Sunday, March 06, 2005

‘the free extra’

As someone who spent twenty years outside Terengganu, my homecoming was in itself a journey of self-discovery. Suddenly, my classrooms were everywhere. ‘Pasar Maghrib’ included.

I returned after being away for twenty long years since the tender age of twelve. Against such background, Kuala Terengganu was to me a strange place. To my other half, a Kedahan, the environment was even more alien.

Within the quiet environment, I found more time for reading, for attending the ‘baca kitab’ sessions or talks after the prayers, and to join in quiet ‘lepak’ at the ‘lambor’ of ‘surau’ waiting for isya’ when the speaker fails to turn-up. I took up cycling too, but that’s years later and another story.

As strange as it may be, this was a lovely place to be, the sky is always blue (even when KL was shrouded in haze), the air fresh, the beach captivatingly beautiful and best of all the people are very friendly. They are your friends after just a single encounter, even without you knowing their name. That friendship means raising your hand greeting the guy at the other end of ‘Kedai Payang’; waving at the driver in the next car, calling each other ‘boh’ (for boss), a ‘salam’ and shake-hand all around. That friendship means consistently free lunch when eating out, that you soon join in the race to 'belanja' or to pay first. And that friendship means an extra fish or two at the market; extra scoop of ‘beras siam’ (siam rice) at Pasar Payang; extra packet of ‘nasi dagang’ and extra ‘tulang’ over the half kilo of meat you bought. Those are ‘free extras’.

That ‘free extra’ I later discovered was more than just a friendly gift. It underlines a deep understanding of religious principle of purity in wealth, of right and wrong and of things ‘halal’ (permissible) and ‘haram’ (forbidden). Principles so deeply ingrained in their life that it became a culture. Principle based on the doctrine oft repeated in the Quran; ‘Perfect thee, thy weight and measure’ (sempurnakanlah timbangan dan takaran). Something we all had taken for granted and even dismissed as petty.

These days of profit orientation, shareholders return and growth percentage, we took to all means to better the margin. Even if that mean denying the rights of others, trampling on the environment and forgoing all sense of human decency. How else can we explain why on the day a major conglomerate announced a profit of billions, it too front-paged a major dismissal plan of their workers, once their very source of existense. Call it retrenchment, VSS or whatever, it is still as good as taking away their dignity.
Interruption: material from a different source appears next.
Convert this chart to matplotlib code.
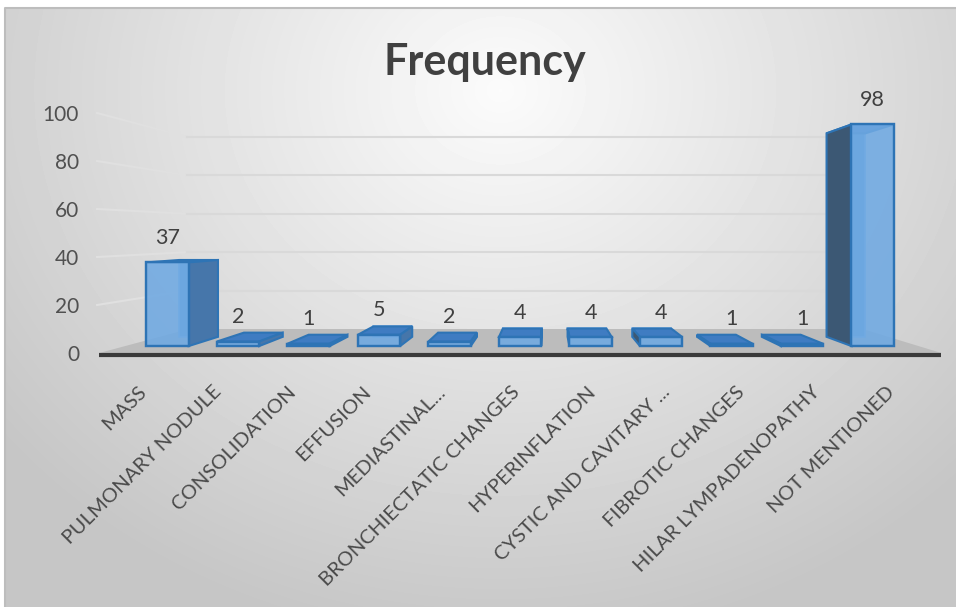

How, automated, computer generated bills must be paid without fail even if the week supply of food rot in the fridge after a black-out and murky water in the pipes stink to high heaven. We have all lost the virtue of others above self.

But here, in the small market hall, there are people who still care. People who still worry that their weight and measures were reduced somehow and the money earned blemished to a point it is ‘haram’, and they want no part of them. Let it be to them that they give more, the more to made up the shortage and as a ‘sedekah’ – gift of ‘ikhlas’ and from the heart.

That was truly the lesson and challenge of the ‘free extra’.

Pasar Maghrib is located at Jalan Pasir Panjang close to Maktab Perguruan Pasir Panjang. It was called so as it operated late afternoon and well pass the sunset, time for Maghrib prayer; something extraordinary in Kuala Terengganu as other markets are usually closed at five. It was a group of shanty huts until its redevelopment in 2001. Despite being renamed ‘Pasar Bukit Besar’ it remain to the locals as Pasar Maghrib.